Differential Privacy Preserving Deep Learning in Healthcare
The remarkable development of deep learning in healthcare domain presents obvious privacy issues, when deep neural networks are built on users’ personal and highly sensitive data, e.g., clinical records, user profiles, and biomedical images. In this talk, we concentrate on recent research on differential privacy preserving deep learning. Differential privacy ensures that the adversary cannot infer any information about any particular record with high confidence (controlled by a privacy budget) from the released learning models. In the first part of this talk, we introduce the concept of differential privacy and present several mechanisms, including Laplace mechanism, exponential mechanism, input perturbation, and functional perturbation, that have been developed to enforce differential privacy in data mining and machine learning models. In the second part of this talk, we discuss how to apply and adapt those mechanism to preserve differential privacy in deep learning models. In particular, we discuss how to achieve differential privacy by injecting noise into input data, gradient descents of parameters, or loss functions of deep learning models. Finally we present challenges and findings when applying differential privacy preserving deep learning models for human behavior prediction and classification tasks in a health social network.

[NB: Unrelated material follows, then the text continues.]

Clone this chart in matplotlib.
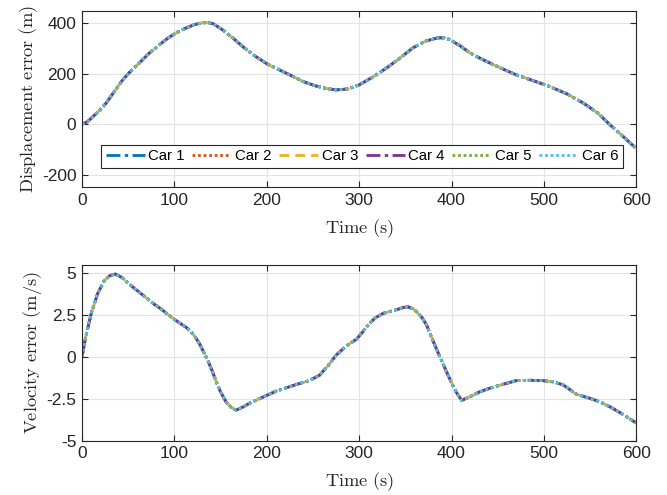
import matplotlib
matplotlib.use("Agg")
import matplotlib.pyplot as plt
from matplotlib.ticker import FixedLocator, FixedFormatter

plt.rcParams["font.family"] = ["Liberation Sans", "DejaVu Sans"]
plt.rcParams["mathtext.fontset"] = "cm"

# Displacement error (m) over time (s)
disp_time = [0, 6, 11.5, 19, 26, 35, 44, 53, 62, 73, 84, 93, 102, 112, 122, 131,
             137, 142, 152, 163, 174, 185, 200, 214, 227, 239, 252, 264, 275, 288,
             300, 315, 330, 345, 358, 372, 385, 392, 398, 409, 420, 434, 452, 470,
             489, 506, 525, 543, 558, 572, 586, 600]
disp_err = [0, 10, 29, 55, 83, 130, 176, 212, 243, 283, 316, 342, 363, 381, 396, 403,
            403, 399, 375, 343, 308, 276, 240, 215, 192, 170, 153, 142, 136, 140,
            156, 188, 224, 265, 303, 330, 343, 343, 336, 312, 283, 256, 225, 196,
            172, 150, 120, 83, 45, -4, -50, -97]

# Velocity error (m/s) over time (s)
vel_time = [0, 4, 10, 17, 24, 30, 36, 43, 51, 60, 69, 78, 87, 96, 105, 113, 118,
            123, 127, 132, 136, 141, 145, 150, 156, 162, 167, 174, 181, 190, 200,
            210, 221, 232, 246, 257, 266, 275, 286, 297, 304, 311, 318, 326, 334,
            341, 348, 353, 358, 362, 368, 373, 380, 387, 393, 400, 405, 411, 415,
            420, 430, 441, 455, 470, 485, 499, 511, 521, 528, 534, 542, 550, 561,
            572, 586, 600]
vel_err = [0, 1.2, 2.6, 3.8, 4.55, 4.85, 4.95, 4.75, 4.35, 3.95, 3.55, 3.15, 2.8,
           2.4, 2.05, 1.75, 1.5, 1.15, 0.8, 0.25, -0.2, -0.85, -1.45, -2.1, -2.7,
           -3.05, -3.18, -3.0, -2.78, -2.55, -2.3, -2.05, -1.85, -1.65, -1.42, -1.1,
           -0.55, 0.1, 0.65, 1.05, 1.5, 2.0, 2.35, 2.6, 2.72, 2.83, 2.95, 2.99, 2.88,
           2.7, 2.35, 1.9, 0.95, 0.05, -0.7, -1.55, -2.1, -2.6, -2.5, -2.38, -2.1,
           -1.88, -1.65, -1.42, -1.4, -1.42, -1.5, -1.68, -1.95, -2.2, -2.35, -2.48,
           -2.7, -3.0, -3.45, -3.95]

cars = ["Car 1", "Car 2", "Car 3", "Car 4", "Car 5", "Car 6"]
car_colors = ["#0072BD", "#D95319", "#EDB120", "#7E2F8E", "#77AC30", "#4DBEEE"]
# dash patterns (in units of line width)
dashdot = (0, (7, 1, 1, 1))
dotted = (0, (1, 1))
dashed = (0, (3.5, 2.2))
car_styles = [dashdot, dotted, dashed, dashdot, dotted, dotted]

# legend handles use the usual, more open patterns
legend_styles = [(0, (5, 1.6, 1.2, 1.6)), (0, (1, 1)), (0, (3.5, 2.2)),
                 (0, (5, 1.6, 1.2, 1.6)), (0, (1, 1)), (0, (1, 1))]

x_ticks = [0, 100, 200, 300, 400, 500, 600]
disp_ticks = [-200, 0, 200, 400]
disp_tick_labels = ["-200", "0", "200", "400"]
vel_ticks = [-5, -2.5, 0, 2.5, 5]
vel_tick_labels = ["-5", "-2.5", "0", "2.5", "5"]

fig = plt.figure(figsize=(6.67, 4.95), dpi=100)
ax1 = fig.add_axes([0.123, 0.622, 0.831, 0.356])
ax2 = fig.add_axes([0.123, 0.110, 0.831, 0.355])

label_font = dict(fontsize=13.3, color="#262626")


def style_axes(ax):
    ax.grid(True, color="#e3e3e3", linewidth=0.8)
    ax.set_axisbelow(True)
    for s in ax.spines.values():
        s.set_color("#262626")
        s.set_linewidth(0.8)
    ax.tick_params(direction="in", length=4, width=0.8, top=True, right=True,
                   labelsize=12.5, colors="#262626", pad=4)
    ax.set_xlim(0, 600)
    ax.xaxis.set_major_locator(FixedLocator(x_ticks))


lines = []
for name, c, ls in zip(cars, car_colors, car_styles):
    ln, = ax1.plot(disp_time, disp_err, color=c, linestyle=ls, linewidth=2.0, label=name)
    ax2.plot(vel_time, vel_err, color=c, linestyle=ls, linewidth=2.0, label=name)
    lines.append(ln)

style_axes(ax1)
ax1.set_ylim(-250, 450)
ax1.yaxis.set_major_locator(FixedLocator(disp_ticks))
ax1.yaxis.set_major_formatter(FixedFormatter(disp_tick_labels))
ax1.set_xlabel(r"$\mathrm{Time\ (s)}$", labelpad=7, **label_font)
ax1.set_ylabel(r"$\mathrm{Displacement\ error\ (m)}$", labelpad=1, **label_font)

style_axes(ax2)
ax2.set_ylim(-5, 5.5)
ax2.yaxis.set_major_locator(FixedLocator(vel_ticks))
ax2.yaxis.set_major_formatter(FixedFormatter(vel_tick_labels))
ax2.set_xlabel(r"$\mathrm{Time\ (s)}$", labelpad=7, **label_font)
ax2.set_ylabel(r"$\mathrm{Velocity\ error\ (m/s)}$", labelpad=2, **label_font)

leg = ax1.legend(loc="center", bbox_to_anchor=(0.505, 0.176), ncol=6, fontsize=10.8,
                 frameon=True, fancybox=False, edgecolor="#262626", framealpha=1,
                 handlelength=2.6, handletextpad=0.25, columnspacing=0.5,
                 borderpad=0.3, borderaxespad=0)
leg.get_frame().set_linewidth(0.8)
for h, ls in zip(leg.get_lines(), legend_styles):
    h.set_linestyle(ls)

fig.savefig("out.png", dpi=100)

Dr. Xintao Wu is the professor and the Charles D. Morgan/Acxiom Endowed Graduate Research Chair in Database and leads Social Awareness and Intelligent Learning (SAIL) Lab in Computer Science and Computer Engineering Department at the University of Arkansas. He was a faculty member in College of Computing and Informatics at the University of North Carolina at Charlotte from 2001 to 2014. Dr. Wu's major research interests include data mining, privacy and security, fairness aware learning, and big data analysis. His recent research work has been to develop 1) privacy preserving techniques for mining tabular data, social network data, healthcare data, and GWAS data; 2) spectral analysis based fraud detection techniques in social networks; and 3) causal network based discrimination detection and prevention in training data and prediction models. Dr. Wu has published over 100 scholarly papers. He and his students received several awards including a PAKDD'09 Best Student Paper Runner-up Award, WISE'12 Challenge Runner-up Award, PAKDD'13 Best Application Paper Award, and BIBM'13 Best Paper Award. Dr. Wu has served on editorial boards of several international journals and frequently served on program committees of top international conferences, including ACM KDD, CIKM, IEEE ICDM, BIBM, SIAM SDM, PKDD, and PAKDD. Dr. Wu is a recipient of NSF CAREER Award (2006), Excellence in Undergraduate Teaching Award (2005), and Outstanding Faculty Research Award (2009) from College of Computing and Informatics at UNC Charlotte, and Outstanding Researcher Award from Computer Science and Computer Engineering Department at University of Arkansas.